PROBLEM DETAILS:
Set down the data below without change, skipping the pictures it holds.

>> start SUPPLIED INFORMATION

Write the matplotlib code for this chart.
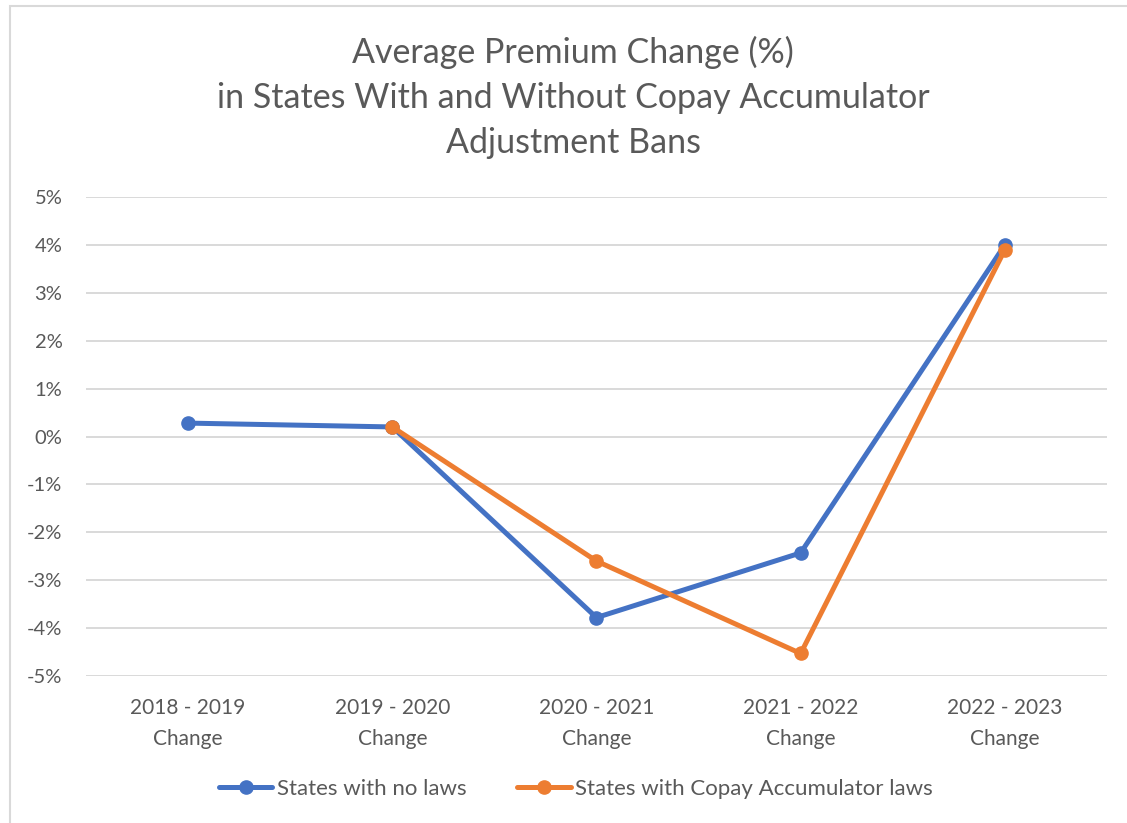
import matplotlib.pyplot as plt
import numpy as np
from matplotlib.patches import Rectangle

plt.rcParams['font.family'] = ['Lato', 'DejaVu Sans']

# chart data
categories = ['2018 - 2019\nChange', '2019 - 2020\nChange', '2020 - 2021\nChange',
              '2021 - 2022\nChange', '2022 - 2023\nChange']
no_laws = [0.28, 0.20, -3.78, -2.43, 4.00]
copay_laws = [np.nan, 0.20, -2.60, -4.53, 3.90]
y_ticks = [-5, -4, -3, -2, -1, 0, 1, 2, 3, 4, 5]

text_col = '#595959'
blue = '#4472C4'
orange = '#ED7D31'

fig = plt.figure(figsize=(11.27, 8.23), dpi=100)
ax = fig.add_axes([0.0763, 0.1786, 0.9059, 0.582])

x = np.arange(len(categories))
ax.plot(x, no_laws, color=blue, lw=3.6, marker='o', ms=9.5, label='States with no laws',
        solid_joinstyle='round', solid_capstyle='round', zorder=3)
ax.plot(x, copay_laws, color=orange, lw=3.6, marker='o', ms=9.5,
        label='States with Copay Accumulator laws',
        solid_joinstyle='round', solid_capstyle='round', zorder=4)

ax.set_xlim(-0.5, len(categories) - 0.5)
ax.set_ylim(-5, 5)
ax.set_yticks(y_ticks)
ax.set_yticklabels([f'{v}%' for v in y_ticks])
ax.set_xticks(x)
ax.set_xticklabels(categories, linespacing=1.7)
ax.tick_params(axis='both', length=0, labelcolor=text_col)
ax.tick_params(axis='y', pad=17, labelsize=14.5)
ax.tick_params(axis='x', pad=16, labelsize=15)
ax.grid(axis='y', color='#D9D9D9', lw=1.4)
ax.set_axisbelow(True)
for s in ax.spines.values():
    s.set_visible(False)

fig.text(0.5085, 1 - 97 / 823,
         'Average Premium Change (%)\nin States With and Without Copay Accumulator\nAdjustment Bans',
         ha='center', va='center', fontsize=24.5, color=text_col, linespacing=1.5)

ax.legend(loc='center', bbox_to_anchor=(0.511, 1 - 789 / 823), bbox_transform=fig.transFigure,
          ncol=2, frameon=False, fontsize=16, labelcolor=text_col,
          handlelength=2.4, handletextpad=0.2, columnspacing=2.3, numpoints=1)

# outer chart border
fig.patches.append(Rectangle((10 / 1127, -0.1), 1.2, 1.1 - 6 / 823, transform=fig.transFigure,
                             fill=False, edgecolor='#D9D9D9', lw=1.5, figure=fig))

fig.savefig('out.png', dpi=100)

>> end SUPPLIED INFORMATION

CORRECT RESULT:
Write the matplotlib code for this chart.
import matplotlib.pyplot as plt
import numpy as np
from matplotlib.patches import Rectangle

plt.rcParams['font.family'] = ['Lato', 'DejaVu Sans']

# chart data
categories = ['2018 - 2019\nChange', '2019 - 2020\nChange', '2020 - 2021\nChange',
              '2021 - 2022\nChange', '2022 - 2023\nChange']
no_laws = [0.28, 0.20, -3.78, -2.43, 4.00]
copay_laws = [np.nan, 0.20, -2.60, -4.53, 3.90]
y_ticks = [-5, -4, -3, -2, -1, 0, 1, 2, 3, 4, 5]

text_col = '#595959'
blue = '#4472C4'
orange = '#ED7D31'

fig = plt.figure(figsize=(11.27, 8.23), dpi=100)
ax = fig.add_axes([0.0763, 0.1786, 0.9059, 0.582])

x = np.arange(len(categories))
ax.plot(x, no_laws, color=blue, lw=3.6, marker='o', ms=9.5, label='States with no laws',
        solid_joinstyle='round', solid_capstyle='round', zorder=3)
ax.plot(x, copay_laws, color=orange, lw=3.6, marker='o', ms=9.5,
        label='States with Copay Accumulator laws',
        solid_joinstyle='round', solid_capstyle='round', zorder=4)

ax.set_xlim(-0.5, len(categories) - 0.5)
ax.set_ylim(-5, 5)
ax.set_yticks(y_ticks)
ax.set_yticklabels([f'{v}%' for v in y_ticks])
ax.set_xticks(x)
ax.set_xticklabels(categories, linespacing=1.7)
ax.tick_params(axis='both', length=0, labelcolor=text_col)
ax.tick_params(axis='y', pad=17, labelsize=14.5)
ax.tick_params(axis='x', pad=16, labelsize=15)
ax.grid(axis='y', color='#D9D9D9', lw=1.4)
ax.set_axisbelow(True)
for s in ax.spines.values():
    s.set_visible(False)

fig.text(0.5085, 1 - 97 / 823,
         'Average Premium Change (%)\nin States With and Without Copay Accumulator\nAdjustment Bans',
         ha='center', va='center', fontsize=24.5, color=text_col, linespacing=1.5)

ax.legend(loc='center', bbox_to_anchor=(0.511, 1 - 789 / 823), bbox_transform=fig.transFigure,
          ncol=2, frameon=False, fontsize=16, labelcolor=text_col,
          handlelength=2.4, handletextpad=0.2, columnspacing=2.3, numpoints=1)

# outer chart border
fig.patches.append(Rectangle((10 / 1127, -0.1), 1.2, 1.1 - 6 / 823, transform=fig.transFigure,
                             fill=False, edgecolor='#D9D9D9', lw=1.5, figure=fig))

fig.savefig('out.png', dpi=100)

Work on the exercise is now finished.